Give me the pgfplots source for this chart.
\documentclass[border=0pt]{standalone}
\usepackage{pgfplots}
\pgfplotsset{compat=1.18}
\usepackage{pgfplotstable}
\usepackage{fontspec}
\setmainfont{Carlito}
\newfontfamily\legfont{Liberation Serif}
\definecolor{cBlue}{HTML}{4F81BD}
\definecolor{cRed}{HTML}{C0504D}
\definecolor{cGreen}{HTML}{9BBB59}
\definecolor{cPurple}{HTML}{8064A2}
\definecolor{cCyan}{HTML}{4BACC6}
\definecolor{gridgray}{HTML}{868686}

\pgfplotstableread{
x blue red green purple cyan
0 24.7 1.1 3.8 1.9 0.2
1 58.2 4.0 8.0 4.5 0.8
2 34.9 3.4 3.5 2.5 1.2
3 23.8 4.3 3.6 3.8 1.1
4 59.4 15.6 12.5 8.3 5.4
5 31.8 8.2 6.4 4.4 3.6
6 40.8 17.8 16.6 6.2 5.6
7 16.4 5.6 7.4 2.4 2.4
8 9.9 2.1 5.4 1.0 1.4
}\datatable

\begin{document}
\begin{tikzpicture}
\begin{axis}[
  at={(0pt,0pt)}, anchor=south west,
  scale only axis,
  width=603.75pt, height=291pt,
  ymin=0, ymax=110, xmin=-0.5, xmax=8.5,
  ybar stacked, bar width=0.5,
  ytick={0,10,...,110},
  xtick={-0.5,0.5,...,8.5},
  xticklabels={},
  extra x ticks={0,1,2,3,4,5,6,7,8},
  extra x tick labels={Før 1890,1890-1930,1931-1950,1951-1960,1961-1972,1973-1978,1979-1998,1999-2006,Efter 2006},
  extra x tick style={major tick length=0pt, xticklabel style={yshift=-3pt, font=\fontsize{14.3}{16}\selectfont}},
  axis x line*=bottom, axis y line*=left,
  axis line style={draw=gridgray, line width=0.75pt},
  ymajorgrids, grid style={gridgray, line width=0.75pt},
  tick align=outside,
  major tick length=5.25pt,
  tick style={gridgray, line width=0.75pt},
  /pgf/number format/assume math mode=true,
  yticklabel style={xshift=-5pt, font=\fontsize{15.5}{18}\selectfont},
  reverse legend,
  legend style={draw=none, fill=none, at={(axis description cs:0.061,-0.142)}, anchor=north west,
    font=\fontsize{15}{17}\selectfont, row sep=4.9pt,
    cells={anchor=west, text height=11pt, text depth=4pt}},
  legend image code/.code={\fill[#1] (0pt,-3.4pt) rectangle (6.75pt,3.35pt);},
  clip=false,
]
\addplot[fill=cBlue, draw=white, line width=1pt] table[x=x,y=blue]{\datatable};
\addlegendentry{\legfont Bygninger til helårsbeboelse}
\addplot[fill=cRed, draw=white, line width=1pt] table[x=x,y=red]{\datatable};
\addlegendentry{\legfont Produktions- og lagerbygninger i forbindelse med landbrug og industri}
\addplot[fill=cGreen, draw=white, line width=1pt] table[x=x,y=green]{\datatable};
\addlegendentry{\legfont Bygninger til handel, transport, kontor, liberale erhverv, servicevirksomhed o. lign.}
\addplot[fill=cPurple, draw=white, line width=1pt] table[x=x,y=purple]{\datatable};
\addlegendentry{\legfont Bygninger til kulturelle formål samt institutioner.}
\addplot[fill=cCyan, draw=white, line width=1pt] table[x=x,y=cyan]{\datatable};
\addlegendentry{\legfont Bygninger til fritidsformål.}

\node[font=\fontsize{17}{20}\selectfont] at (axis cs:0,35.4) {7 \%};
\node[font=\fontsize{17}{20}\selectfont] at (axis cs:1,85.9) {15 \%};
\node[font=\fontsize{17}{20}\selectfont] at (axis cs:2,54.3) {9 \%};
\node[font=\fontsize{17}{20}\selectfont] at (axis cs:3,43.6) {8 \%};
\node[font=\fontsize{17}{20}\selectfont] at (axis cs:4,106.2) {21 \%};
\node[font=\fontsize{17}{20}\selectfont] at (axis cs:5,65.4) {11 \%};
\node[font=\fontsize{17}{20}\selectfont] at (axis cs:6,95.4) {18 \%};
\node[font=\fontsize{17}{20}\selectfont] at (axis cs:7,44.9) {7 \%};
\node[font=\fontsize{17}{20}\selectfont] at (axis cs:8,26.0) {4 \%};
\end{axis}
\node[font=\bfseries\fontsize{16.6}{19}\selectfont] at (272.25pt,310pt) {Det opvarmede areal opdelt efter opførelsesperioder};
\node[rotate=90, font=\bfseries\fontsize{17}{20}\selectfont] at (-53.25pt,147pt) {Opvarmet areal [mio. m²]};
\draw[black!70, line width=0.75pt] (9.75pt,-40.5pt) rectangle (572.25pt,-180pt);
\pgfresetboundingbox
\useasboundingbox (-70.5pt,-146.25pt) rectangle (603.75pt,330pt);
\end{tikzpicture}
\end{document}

- **Directive**:
All of the data above should be transcribed exactly.

- **Exercise output**:
Give me the pgfplots source for this chart.
\documentclass[border=0pt]{standalone}
\usepackage{pgfplots}
\pgfplotsset{compat=1.18}
\usepackage{pgfplotstable}
\usepackage{fontspec}
\setmainfont{Carlito}
\newfontfamily\legfont{Liberation Serif}
\definecolor{cBlue}{HTML}{4F81BD}
\definecolor{cRed}{HTML}{C0504D}
\definecolor{cGreen}{HTML}{9BBB59}
\definecolor{cPurple}{HTML}{8064A2}
\definecolor{cCyan}{HTML}{4BACC6}
\definecolor{gridgray}{HTML}{868686}

\pgfplotstableread{
x blue red green purple cyan
0 24.7 1.1 3.8 1.9 0.2
1 58.2 4.0 8.0 4.5 0.8
2 34.9 3.4 3.5 2.5 1.2
3 23.8 4.3 3.6 3.8 1.1
4 59.4 15.6 12.5 8.3 5.4
5 31.8 8.2 6.4 4.4 3.6
6 40.8 17.8 16.6 6.2 5.6
7 16.4 5.6 7.4 2.4 2.4
8 9.9 2.1 5.4 1.0 1.4
}\datatable

\begin{document}
\begin{tikzpicture}
\begin{axis}[
  at={(0pt,0pt)}, anchor=south west,
  scale only axis,
  width=603.75pt, height=291pt,
  ymin=0, ymax=110, xmin=-0.5, xmax=8.5,
  ybar stacked, bar width=0.5,
  ytick={0,10,...,110},
  xtick={-0.5,0.5,...,8.5},
  xticklabels={},
  extra x ticks={0,1,2,3,4,5,6,7,8},
  extra x tick labels={Før 1890,1890-1930,1931-1950,1951-1960,1961-1972,1973-1978,1979-1998,1999-2006,Efter 2006},
  extra x tick style={major tick length=0pt, xticklabel style={yshift=-3pt, font=\fontsize{14.3}{16}\selectfont}},
  axis x line*=bottom, axis y line*=left,
  axis line style={draw=gridgray, line width=0.75pt},
  ymajorgrids, grid style={gridgray, line width=0.75pt},
  tick align=outside,
  major tick length=5.25pt,
  tick style={gridgray, line width=0.75pt},
  /pgf/number format/assume math mode=true,
  yticklabel style={xshift=-5pt, font=\fontsize{15.5}{18}\selectfont},
  reverse legend,
  legend style={draw=none, fill=none, at={(axis description cs:0.061,-0.142)}, anchor=north west,
    font=\fontsize{15}{17}\selectfont, row sep=4.9pt,
    cells={anchor=west, text height=11pt, text depth=4pt}},
  legend image code/.code={\fill[#1] (0pt,-3.4pt) rectangle (6.75pt,3.35pt);},
  clip=false,
]
\addplot[fill=cBlue, draw=white, line width=1pt] table[x=x,y=blue]{\datatable};
\addlegendentry{\legfont Bygninger til helårsbeboelse}
\addplot[fill=cRed, draw=white, line width=1pt] table[x=x,y=red]{\datatable};
\addlegendentry{\legfont Produktions- og lagerbygninger i forbindelse med landbrug og industri}
\addplot[fill=cGreen, draw=white, line width=1pt] table[x=x,y=green]{\datatable};
\addlegendentry{\legfont Bygninger til handel, transport, kontor, liberale erhverv, servicevirksomhed o. lign.}
\addplot[fill=cPurple, draw=white, line width=1pt] table[x=x,y=purple]{\datatable};
\addlegendentry{\legfont Bygninger til kulturelle formål samt institutioner.}
\addplot[fill=cCyan, draw=white, line width=1pt] table[x=x,y=cyan]{\datatable};
\addlegendentry{\legfont Bygninger til fritidsformål.}

\node[font=\fontsize{17}{20}\selectfont] at (axis cs:0,35.4) {7 \%};
\node[font=\fontsize{17}{20}\selectfont] at (axis cs:1,85.9) {15 \%};
\node[font=\fontsize{17}{20}\selectfont] at (axis cs:2,54.3) {9 \%};
\node[font=\fontsize{17}{20}\selectfont] at (axis cs:3,43.6) {8 \%};
\node[font=\fontsize{17}{20}\selectfont] at (axis cs:4,106.2) {21 \%};
\node[font=\fontsize{17}{20}\selectfont] at (axis cs:5,65.4) {11 \%};
\node[font=\fontsize{17}{20}\selectfont] at (axis cs:6,95.4) {18 \%};
\node[font=\fontsize{17}{20}\selectfont] at (axis cs:7,44.9) {7 \%};
\node[font=\fontsize{17}{20}\selectfont] at (axis cs:8,26.0) {4 \%};
\end{axis}
\node[font=\bfseries\fontsize{16.6}{19}\selectfont] at (272.25pt,310pt) {Det opvarmede areal opdelt efter opførelsesperioder};
\node[rotate=90, font=\bfseries\fontsize{17}{20}\selectfont] at (-53.25pt,147pt) {Opvarmet areal [mio. m²]};
\draw[black!70, line width=0.75pt] (9.75pt,-40.5pt) rectangle (572.25pt,-180pt);
\pgfresetboundingbox
\useasboundingbox (-70.5pt,-146.25pt) rectangle (603.75pt,330pt);
\end{tikzpicture}
\end{document}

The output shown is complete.